Les frondeurs ont-ils une chance de gagner le congrès ?

_ « Structurellement, l’aile gauche “pèse” 40 %, mais si Martine Aubry nous rejoint, on passera le cap des 50 % et on prendra le parti » , estime Gérard Filoche. L’aile gauche représente-t-elle réellement 40 % des militants du PS ? En 2012, deux motions pouvaient se réclamer de l’aile gauche : celle portée par Emmanuel Maurel (Maintenant la gauche) et celle conduite par Stéphane Hessel et Pierre Larrouturou (Oser. Plus Loin. Plus vite).

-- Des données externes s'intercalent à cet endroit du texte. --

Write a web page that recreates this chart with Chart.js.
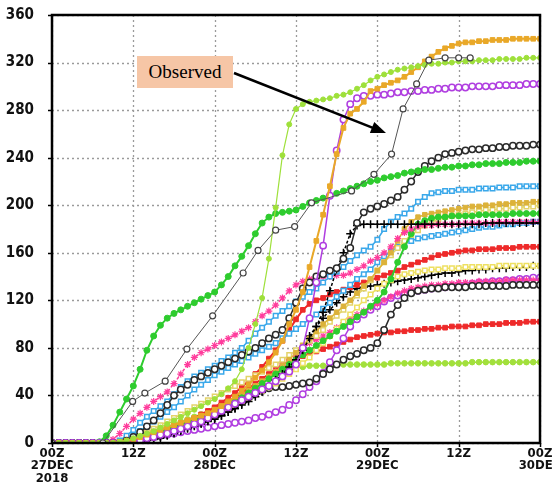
<!DOCTYPE html>
<html>
<head>
<meta charset="utf-8">
<script src="https://cdn.jsdelivr.net/npm/chart.js@4.4.1/dist/chart.umd.min.js"></script>
<style>
  html, body { margin: 0; padding: 0; background: #fff; }
  #wrap { position: relative; width: 552px; height: 483px; overflow: hidden; }
  #obsLabel {
    position: absolute; left: 137px; top: 56px; width: 96px; height: 32px;
    background: #f6c6a6; color: #000;
    font-family: 'Liberation Serif', 'DejaVu Serif', serif; font-size: 19px;
    line-height: 32px; text-align: center;
  }
</style>
</head>
<body>
<div id="wrap">
  <canvas id="chart" width="552" height="483"></canvas>
  <div id="obsLabel">Observed</div>
</div>
<script>
// hours since 00Z 27DEC 2018, one value per hour
const hours = Array.from({ length: 73 }, (_, i) => i);

const tickLabels = [["00Z", "27DEC", "2018"], ["12Z"], ["00Z", "28DEC"], ["12Z"], ["00Z", "29DEC"], ["12Z"], ["00Z", "30DEC"]];

// observed (irregular times)
const obsHours = [0, 7.5, 11.9, 13.7, 16.7, 19.9, 23.7, 28.2, 30.4, 33.0, 35.8, 38.3, 44.2, 47.5, 50.1, 51.8, 53.8, 55.6, 58.0, 60.0, 61.7];
const obsValues = [0, 0, 35, 42, 52, 79, 107, 143, 162, 179, 182, 202, 212, 226, 243, 281, 302, 322, 324, 324, 324];

// members
const greenEarly = [0,0,0,0,0,0,0,1,6,15, 26,37,48,62,78,90,99,105,109,112, 115,118,121,124,127,133,140,149,157,166, 176,185,190,193,194,195,196,199,202,204, 206,208,210,212,214,216,218,220,221,223, 224,225,227,228,229,230,230,231,232,232, 233,233,234,234,235,235,235,236,236,236, 237,237,237];
const limeThin = [0,0,0,0,0,0,0,0,0,0, 1,2,4,6,8,10,13,16,19,22, 25,28,31,34,37,41,46,52,62,80, 100,122,155,198,242,268,281,285,287,288, 289,290,292,293,295,298,301,305,308,310, 312,314,315,316,317,318,319,319,320,320, 321,321,321,322,322,322,323,323,323,323, 324,324,324];
const orange = [0,0,0,0,0,0,0,0,0,0, 1,2,3,5,7,9,11,13,15,17, 19,21,23,25,28,31,35,39,44,49, 55,61,68,76,86,100,112,127,148,170, 192,216,243,265,277,281,287,296,298,301, 303,305,308,312,316,321,325,329,332,334, 336,337,337,338,338,339,339,339,340,340, 340,340,340];
const purpleHigh = [0,0,0,0,0,0,0,0,0,0, 0,0,1,2,4,5,7,8,10,12, 14,16,18,21,24,27,30,33,36,39, 42,45,48,52,56,60,66,80,105,135, 166,208,246,272,285,290,292,292,293,293, 294,295,295,296,296,297,297,298,298,299, 299,299,300,300,300,300,301,301,301,301, 302,302,302];
const purpleLow = [0,0,0,0,0,0,0,0,0,0, 0,1,2,3,4,5,6,7,8,9, 10,11,12,13,14,15,16,17,18,19, 21,22,24,26,28,32,36,41,47,52, 59,68,78,88,98,104,108,112,115,119, 122,124,125,127,128,129,130,131,131,132, 133,133,134,135,135,136,136,137,137,138, 138,139,139];
const blackHigh = [0,0,0,0,0,0,0,0,0,0, 0,2,5,9,14,19,25,32,40,45, 49,53,56,59,62,65,68,71,74,77, 80,84,88,91,95,105,118,130,135,140, 142,145,147,155,164,185,194,197,199,201, 204,207,213,220,228,233,237,240,243,244, 245,246,247,247,248,248,249,249,250,250, 250,251,251];
const blackLow = [0,0,0,0,0,0,0,0,0,0, 0,0,1,2,4,6,8,10,12,14, 16,18,20,22,24,27,30,33,36,39, 42,44,46,47,47,48,49,50,51,54, 58,62,66,70,73,75,78,80,84,95, 108,116,122,126,128,129,130,130,131,131, 131,131,132,132,132,132,132,132,133,133, 133,133,133];
const blueHigh = [0,0,0,0,0,0,0,0,0,0, 2,6,11,17,22,27,31,35,41,47, 52,56,59,62,65,69,72,76,80,86, 92,97,102,107,111,115,119,123,127,130, 135,140,144,148,153,158,162,165,171,180, 186,190,193,197,203,207,210,211,212,212, 213,213,213,214,214,214,215,215,215,216, 216,216,216];
const blueLow = [0,0,0,0,0,0,0,0,0,0, 0,3,6,10,14,18,22,26,30,35, 40,45,49,53,57,60,63,66,69,72, 75,78,81,84,88,92,96,100,104,108, 113,118,123,128,133,138,142,146,152,157, 161,165,168,170,172,173,174,175,176,177, 178,179,180,181,182,182,183,184,184,185, 185,186,186];
const pinkHigh = [0,0,0,0,0,0,0,0,0,3, 8,14,20,25,30,35,39,43,50,58, 66,72,76,79,82,85,88,91,94,97, 102,107,111,116,122,128,133,136,138,139, 140,140,141,141,143,146,149,153,156,160, 165,172,177,180,182,183,183,184,184,184, 184,185,185,185,185,185,186,186,186,186, 186,186,186];
const pinkLow = [0,0,0,0,0,0,0,0,0,0, 0,0,2,4,6,8,10,12,14,16, 18,20,22,24,26,29,32,35,38,42, 46,50,55,60,65,70,75,80,84,87, 90,93,97,101,105,108,111,114,117,120, 123,126,128,130,131,132,133,133,134,134, 135,135,135,136,136,136,136,137,137,137, 137,137,137];
const redHigh = [0,0,0,0,0,0,0,0,0,0, 0,0,1,2,4,6,8,10,12,15, 18,21,24,27,30,34,38,42,47,52, 58,64,71,78,86,95,104,112,117,120, 122,125,127,129,131,133,135,137,139,141, 143,145,148,150,152,154,156,158,159,160, 161,162,162,163,163,163,164,164,164,165, 165,165,165];
const redLow = [0,0,0,0,0,0,0,0,0,0, 0,0,1,2,3,5,7,9,11,14, 17,20,23,26,29,32,35,38,42,46, 50,54,58,62,66,69,71,73,75,77, 79,81,83,85,87,89,90,91,92,93, 93,94,94,95,95,96,96,97,97,98, 98,98,99,99,100,100,100,101,101,101, 102,102,102];
const limeFlat = [0,0,0,0,0,0,0,0,0,0, 0,2,4,6,8,10,12,14,16,18, 20,22,24,26,28,31,34,37,40,43, 46,50,54,58,61,63,64,64,65,65, 65,65,66,66,66,66,66,66,66,66, 67,67,67,67,67,67,67,67,67,67, 67,67,68,68,68,68,68,68,68,68, 68,68,68];
const greenLate = [0,0,0,0,0,0,0,0,0,0, 0,0,1,3,5,7,9,11,13,15, 17,19,21,23,26,29,32,35,38,42, 46,50,54,58,62,66,70,74,78,82, 86,90,94,98,102,106,110,115,120,127, 138,152,165,176,184,187,189,190,190,191, 191,191,191,192,192,192,192,192,193,193, 193,193,193];
const gold = [0,0,0,0,0,0,0,0,0,0, 0,1,3,5,7,9,11,13,15,17, 19,21,23,25,28,31,34,37,40,44, 48,52,56,60,65,70,76,82,88,94, 100,105,110,115,120,126,132,138,145,152, 160,170,180,186,190,192,193,194,195,196, 197,198,199,199,200,200,201,201,202,202, 202,203,203];
const khaki = [0,0,0,0,0,0,0,0,0,0, 0,2,4,6,9,12,15,18,21,24, 27,30,33,36,39,42,45,48,51,54, 57,60,63,66,70,74,78,82,86,90, 95,102,107,112,118,124,130,137,145,152, 158,164,170,175,179,183,186,188,190,191, 192,193,194,195,196,196,197,197,198,198, 199,199,200];
const yellow = [0,0,0,0,0,0,0,0,0,0, 0,0,1,3,5,7,9,11,13,15, 17,19,21,23,25,27,29,32,35,38, 41,44,47,50,54,58,62,67,72,78, 84,90,96,102,108,114,120,125,130,134, 137,140,142,143,144,145,146,146,147,147, 147,148,148,148,148,148,149,149,149,149, 149,149,149];
const plusHigh = [0,0,0,0,0,0,0,0,0,0, 0,0,1,2,3,4,5,7,9,11, 13,15,17,19,21,23,26,29,32,35, 39,43,48,53,58,64,70,78,88,98, 110,128,146,160,176,183,184,184,184,184, 184,184,184,184,184,184,184,184,184,184, 184,184,184,184,185,185,185,185,185,185, 185,185,185];
const plusLow = [0,0,0,0,0,0,0,0,0,0, 0,0,0,1,2,3,4,6,8,10, 12,14,16,18,20,23,26,29,33,37, 41,45,49,53,57,62,70,80,90,98, 105,112,118,123,127,130,131,132,133,134, 135,136,137,138,139,140,141,142,143,143, 144,145,145,146,146,147,147,147,148,148, 148,149,149];

const WHITE = "#ffffff";

function member(values, color, opts) {
    return Object.assign({
        data: values,
        borderColor: color,
        borderWidth: 1.5,
        pointRadius: 3,
        pointStyle: "circle",
        pointBackgroundColor: color,
        pointBorderColor: color,
        pointBorderWidth: 1,
        tension: 0
    }, opts || {});
}

const openMark = { pointBackgroundColor: WHITE, pointBorderWidth: 1.5, pointRadius: 3.2 };

const datasets = [
    {
        label: "Observed",
        data: obsHours.map((h, i) => ({ x: h, y: obsValues[i] })),
        borderColor: "#555555",
        borderWidth: 1,
        pointRadius: 3,
        pointBackgroundColor: WHITE,
        pointBorderColor: "#444444",
        pointBorderWidth: 1.2,
        tension: 0
    },
    member(limeThin, "#9ee03a", { borderWidth: 1.2, pointRadius: 2.5 }),
    member(orange, "#e9a828", { pointStyle: "rect", pointRadius: 3.3, borderWidth: 2 }),
    member(purpleHigh, "#b03ee0", openMark),
    member(greenEarly, "#2ecc2e", { pointRadius: 3, borderWidth: 2 }),
    member(blackHigh, "#2a2a2a", openMark),
    member(plusHigh, "#000000", { pointStyle: "cross", pointRadius: 4, pointBorderWidth: 1.5, borderDash: [3, 2] }),
    member(blueHigh, "#3aa8ea", Object.assign({ pointStyle: "rect" }, openMark)),
    member(pinkHigh, "#ff3c9c", { pointStyle: "star", pointRadius: 3.5, pointBorderWidth: 1.2, borderDash: [3, 2] }),
    member(greenLate, "#2ecc2e", { pointRadius: 3, borderWidth: 2 }),
    member(gold, "#dcb23a", { pointStyle: "rect", pointRadius: 3.2 }),
    member(khaki, "#e3d36a", Object.assign({ pointStyle: "rect" }, openMark)),
    member(blueLow, "#3aa8ea", Object.assign({ pointStyle: "rect" }, openMark)),
    member(redHigh, "#ee2a2a", { pointStyle: "rect", pointRadius: 3.3, borderWidth: 2 }),
    member(yellow, "#eee062", Object.assign({ pointStyle: "rect" }, openMark)),
    member(plusLow, "#000000", { pointStyle: "cross", pointRadius: 4, pointBorderWidth: 1.5, borderDash: [3, 2] }),
    member(blackLow, "#2a2a2a", openMark),
    member(pinkLow, "#ff3c9c", { pointStyle: "star", pointRadius: 3.5, pointBorderWidth: 1.2, borderDash: [3, 2] }),
    member(purpleLow, "#b03ee0", openMark),
    member(redLow, "#ee2a2a", { pointStyle: "rect", pointRadius: 3.3, borderWidth: 2 }),
    member(limeFlat, "#a2e03c", { pointRadius: 2.8, borderWidth: 1.5 })
];

// dotted grid at the scale ticks, drawn under the lines
const gridPlugin = {
    id: "dottedGrid",
    beforeDatasetsDraw(chart) {
        const { ctx, chartArea: a, scales } = chart;
        ctx.save();
        ctx.strokeStyle = "#9a9a9a";
        ctx.lineWidth = 1.3;
        ctx.setLineDash([2, 3]);
        ctx.beginPath();
        scales.x.ticks.forEach(t => {
            const px = Math.round(scales.x.getPixelForValue(t.value)) + 0.5;
            ctx.moveTo(px, a.top);
            ctx.lineTo(px, a.bottom);
        });
        scales.y.ticks.forEach(t => {
            const py = Math.round(scales.y.getPixelForValue(t.value)) + 0.5;
            ctx.moveTo(a.left, py);
            ctx.lineTo(a.right, py);
        });
        ctx.stroke();
        ctx.setLineDash([]);
        ctx.strokeStyle = "#000";
        ctx.lineWidth = 1.5;
        ctx.beginPath();
        scales.y.ticks.forEach(t => {
            const py = Math.round(scales.y.getPixelForValue(t.value)) + 0.5;
            ctx.moveTo(a.left - 4, py);
            ctx.lineTo(a.left, py);
        });
        scales.x.ticks.forEach(t => {
            const px = Math.round(scales.x.getPixelForValue(t.value)) + 0.5;
            ctx.moveTo(px, a.bottom);
            ctx.lineTo(px, a.bottom + 4);
        });
        ctx.stroke();
        ctx.restore();
    }
};

// frame round the plot + arrow from the "Observed" box
const framePlugin = {
    id: "frame",
    afterDraw(chart) {
        const { ctx, chartArea: a } = chart;
        ctx.save();
        ctx.strokeStyle = "#000";
        ctx.lineWidth = 2.5;
        ctx.strokeRect(a.left, a.top, a.right - a.left, a.bottom - a.top);

        const x1 = 234, y1 = 73, x2 = 386, y2 = 133;
        const ang = Math.atan2(y2 - y1, x2 - x1);
        ctx.lineWidth = 2.6;
        ctx.beginPath();
        ctx.moveTo(x1, y1);
        ctx.lineTo(x2 - 12 * Math.cos(ang), y2 - 12 * Math.sin(ang));
        ctx.stroke();
        ctx.fillStyle = "#000";
        ctx.beginPath();
        ctx.moveTo(x2, y2);
        ctx.lineTo(x2 - 15 * Math.cos(ang) + 6 * Math.sin(ang), y2 - 15 * Math.sin(ang) - 6 * Math.cos(ang));
        ctx.lineTo(x2 - 15 * Math.cos(ang) - 6 * Math.sin(ang), y2 - 15 * Math.sin(ang) + 6 * Math.cos(ang));
        ctx.closePath();
        ctx.fill();
        ctx.restore();
    }
};

const tickFont = { family: "'Liberation Sans Narrow', 'DejaVu Sans Condensed', 'Roboto Condensed', sans-serif", weight: "bold" };

new Chart(document.getElementById("chart"), {
    type: "line",
    data: { labels: hours, datasets: datasets },
    options: {
        responsive: false,
        animation: false,
        devicePixelRatio: 1,
        layout: { padding: { top: 15, right: 12, left: 0, bottom: 0 } },
        plugins: { legend: { display: false }, tooltip: { enabled: false } },
        scales: {
            x: {
                type: "linear",
                min: 0,
                max: 72,
                ticks: {
                    stepSize: 12,
                    autoSkip: false,
                    maxRotation: 0,
                    padding: 4,
                    color: "#111",
                    font: Object.assign({ size: 13, lineHeight: 0.98 }, tickFont),
                    callback: (v) => tickLabels[v / 12] || ""
                },
                grid: { display: false, drawTicks: false },
                border: { display: false },
                afterFit: (axis) => { axis.height = 40; axis.paddingLeft = 0; axis.paddingRight = 0; }
            },
            y: {
                min: 0,
                max: 360,
                ticks: {
                    stepSize: 40,
                    padding: 18,
                    color: "#111",
                    font: Object.assign({ size: 15 }, tickFont)
                },
                grid: { display: false, drawTicks: false },
                border: { display: false },
                afterFit: (axis) => { axis.width = 52; axis.paddingTop = 0; axis.paddingBottom = 0; }
            }
        }
    },
    plugins: [gridPlugin, framePlugin]
});
</script>
</body>
</html>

Elles avaient obtenu respectivement 13,28 % et 11,78 % des suffrages, soit au total 25 % du vote des militants. Certes, avec un socialiste fraîchement élu à la fonction suprême, la période (fin octobre 2012) n’était alors pas à la fronde : le courant Un monde d’avance de Benoît Hamon, qui avait rassemblé 18 % des suffrages au congrès précédent en 2008, s’était d’ailleurs dilué dans la motion majoritaire, tout comme les soutiens de Martine Aubry.
_ Alors, d’où sort ce « 40 % » avancé par Gérard Filoche ? Impossible d’ajouter les motions de Maurel et Hessel de 2012 à celle de Hamon de 2008 puisqu’elles étaient alors, peu ou prou, toutes trois confondues au congrès de Reims. Il faut remonter au congrès du Mans, organisé juste après le référendum de 2005 sur la constitution européenne, pour trouver une aile gauche à 40 % : la motion du Nouveau Parti Socialiste de Vincent Peillon, Arnaud Montebourg et Benoît Hamon, avait séduit plus de 23 % des militants, et la motion des « nonistes » au référendum conduite par Laurent Fabius (avec Marie-Noëlle Lienemann et Jean-Luc Mélenchon) avait atteint 21 %. Mais cette dernière comptait aussi de nombreux fabiusiens historiques tentés de longue date par le libéralisme.
_ Reste à savoir si l’aile gauche reste aussi forte aujourd’hui… « Si tous les dégoûtés s’en vont [du PS], il ne restera plus que les dégoûtants » , prophétisait, l’automne dernier, Emmanuel Maurel. Dégoûtés par la politique du gouvernement, les militants de l’aile gauche ont en effet déserté par dizaines dans certaines fédérations (lire ici). Si les frondeurs assurent avoir beaucoup de soutiens sur le terrain, d’autres font valoir le fait qu’il reste surtout au PS les militants « légitimistes », qui seront donc plutôt tentés de voter pour le statu quo incarné par Cambadélis.

Quel est le calendrier ?

_ En réalité, c’est dans la période de l’avant-congrès (ces jours-ci) que s’ouvrent les débats et se nouent les alliances, les trois jours du congrès servant à ratifier le choix des militants et à retrouver l’unité du parti autour d’une synthèse. Les socialistes ont jusqu’au conseil national du 11 avril pour déposer leur motion. Les militants voteront le 21 mai pour choisir la motion qu’ils soutiennent, puis le 28 mai pour le premier secrétaire, qui sera nécessairement le premier signataire de l’une des deux motions arrivées en tête. Le congrès se tiendra les 5, 6 et 7 juin, à Poitiers.